Un théorème, au sens où j’utiliserai ce mot, est une inférence obtenue en construisant un diagramme selon un précepte général et, après l’avoir modifié comme l’ingéniosité le dicte, en y observant certaines relations et, montrant qu’elles doivent subsister dans tous les cas[**], en retraduisant la proposition en des termes généraux. Un théorème commence normalement par – un – l’énoncé général. Suit – deux – un précepte pour un diagramme, dans lequel des lettres sont employées. Vient ensuite – trois – l’ecthèse, qui affirme [que] ce qu’il suffira de montrer doit, dans tous les cas, être vrai en ce qui a trait au diagramme.
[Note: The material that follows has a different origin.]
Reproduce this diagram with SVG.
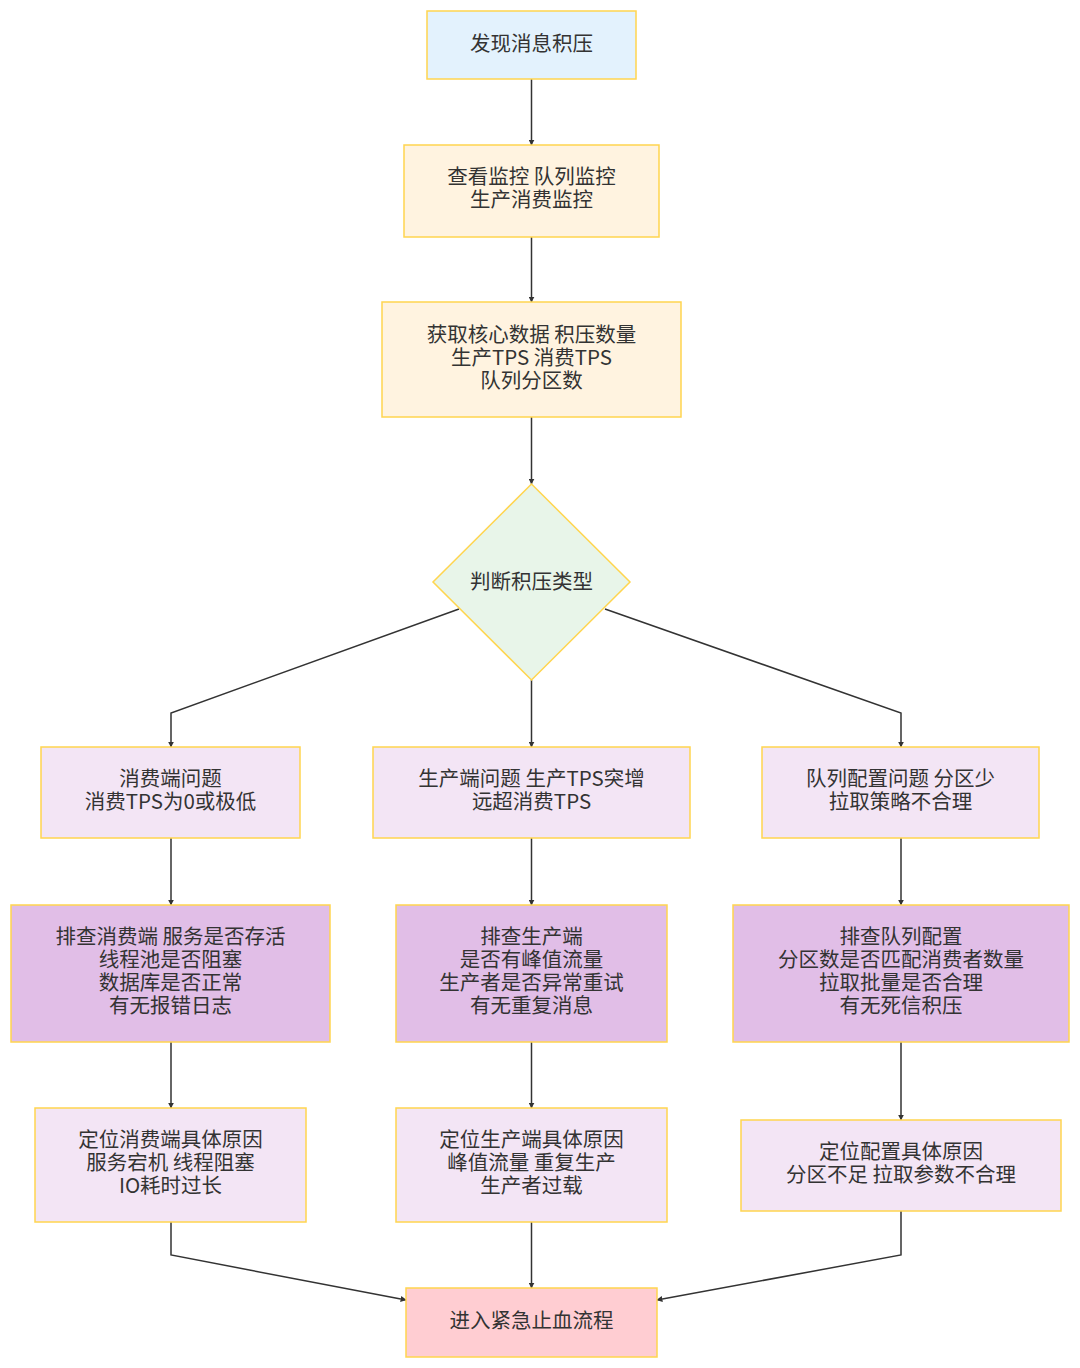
<svg xmlns="http://www.w3.org/2000/svg" width="1080" height="1368" viewBox="0 0 1080 1368">
<defs>
<marker id="arr" viewBox="0 0 10 10" refX="9" refY="5" markerWidth="6" markerHeight="6" orient="auto-start-reverse" markerUnits="userSpaceOnUse">
<path d="M0,0 L10,5 L0,10 z" fill="#333"/>
</marker>
<style>
.n{stroke:#ffd54f;stroke-width:1.5}
.t{font-family:"Noto Sans CJK SC","Noto Sans",sans-serif;font-size:20.5px;fill:#333;text-anchor:middle}
.e{fill:none;stroke:#333;stroke-width:1.5;marker-end:url(#arr)}
</style>
</defs>
<rect width="1080" height="1368" fill="#fff"/>
<g id="edges">
<path class="e" d="M531.5,79 V145"/>
<path class="e" d="M531.5,237 V302"/>
<path class="e" d="M531.5,417 V484"/>
<path class="e" d="M459,609 L171,713 V747"/>
<path class="e" d="M531.5,680 V747"/>
<path class="e" d="M605,609 L901,713 V747"/>
<path class="e" d="M171,838 V905"/>
<path class="e" d="M531.5,838 V905"/>
<path class="e" d="M901,838 V905"/>
<path class="e" d="M171,1042 V1108"/>
<path class="e" d="M531.5,1042 V1108"/>
<path class="e" d="M901,1042 V1120"/>
<path class="e" d="M171,1222 V1255 L406,1300"/>
<path class="e" d="M531.5,1222 V1288"/>
<path class="e" d="M901,1211 V1255 L657,1300"/>
</g>
<g id="n1"><rect class="n" x="427" y="11" width="209" height="68" fill="#e3f2fd"/><text class="t" x="531.5" y="51">发现消息积压</text></g>
<g id="n2"><rect class="n" x="404" y="145" width="255" height="92" fill="#fff3e0"/><text class="t" x="531.5" y="184">查看监控 队列监控</text><text class="t" x="531.5" y="207">生产消费监控</text></g>
<g id="n3"><rect class="n" x="382" y="302" width="299" height="115" fill="#fff3e0"/><text class="t" x="531.5" y="342">获取核心数据 积压数量</text><text class="t" x="531.5" y="365">生产TPS 消费TPS</text><text class="t" x="531.5" y="388">队列分区数</text></g>
<g id="d1"><polygon class="n" points="531.5,484 630,582 531.5,680 433,582" fill="#e8f5e9"/><text class="t" x="531.5" y="589">判断积压类型</text></g>
<g id="a1"><rect class="n" x="41" y="747" width="259" height="91" fill="#f3e5f5"/><text class="t" x="170.5" y="786">消费端问题</text><text class="t" x="170.5" y="809">消费TPS为0或极低</text></g>
<g id="b1"><rect class="n" x="373" y="747" width="317" height="91" fill="#f3e5f5"/><text class="t" x="531.5" y="786">生产端问题 生产TPS突增</text><text class="t" x="531.5" y="809">远超消费TPS</text></g>
<g id="c1"><rect class="n" x="762" y="747" width="277" height="91" fill="#f3e5f5"/><text class="t" x="900.5" y="786">队列配置问题 分区少</text><text class="t" x="900.5" y="809">拉取策略不合理</text></g>
<g id="a2"><rect class="n" x="11" y="905" width="319" height="137" fill="#e1bee7"/><text class="t" x="170.5" y="944">排查消费端 服务是否存活</text><text class="t" x="170.5" y="967">线程池是否阻塞</text><text class="t" x="170.5" y="990">数据库是否正常</text><text class="t" x="170.5" y="1013">有无报错日志</text></g>
<g id="b2"><rect class="n" x="396" y="905" width="271" height="137" fill="#e1bee7"/><text class="t" x="531.5" y="944">排查生产端</text><text class="t" x="531.5" y="967">是否有峰值流量</text><text class="t" x="531.5" y="990">生产者是否异常重试</text><text class="t" x="531.5" y="1013">有无重复消息</text></g>
<g id="c2"><rect class="n" x="733" y="905" width="336" height="137" fill="#e1bee7"/><text class="t" x="901" y="944">排查队列配置</text><text class="t" x="901" y="967">分区数是否匹配消费者数量</text><text class="t" x="901" y="990">拉取批量是否合理</text><text class="t" x="901" y="1013">有无死信积压</text></g>
<g id="a3"><rect class="n" x="35" y="1108" width="271" height="114" fill="#f3e5f5"/><text class="t" x="170.5" y="1147">定位消费端具体原因</text><text class="t" x="170.5" y="1170">服务宕机 线程阻塞</text><text class="t" x="170.5" y="1193">IO耗时过长</text></g>
<g id="b3"><rect class="n" x="396" y="1108" width="271" height="114" fill="#f3e5f5"/><text class="t" x="531.5" y="1147">定位生产端具体原因</text><text class="t" x="531.5" y="1170">峰值流量 重复生产</text><text class="t" x="531.5" y="1193">生产者过载</text></g>
<g id="c3"><rect class="n" x="741" y="1120" width="320" height="91" fill="#f3e5f5"/><text class="t" x="901" y="1159">定位配置具体原因</text><text class="t" x="901" y="1182">分区不足 拉取参数不合理</text></g>
<g id="end"><rect class="n" x="406" y="1288" width="251" height="69" fill="#ffcdd2"/><text class="t" x="531.5" y="1328">进入紧急止血流程</text></g>
</svg>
Le quatrième article est la construction subsidiaire, par laquelle le diagramme est modifié d’une manière dont la possibilité a déjà été montrée. Le cinquième article est la démonstration, qui établit les raisons pour lesquelles une certaine relation doit toujours subsister entre les parties du diagramme. Finalement – et sixièmement – il est indiqué, par une expression comme le οπερ εδει δειξαι d’Euclide, ou l’habituel Q.E.D., ou autrement, que c’était tout ce qu’il fallait montrer.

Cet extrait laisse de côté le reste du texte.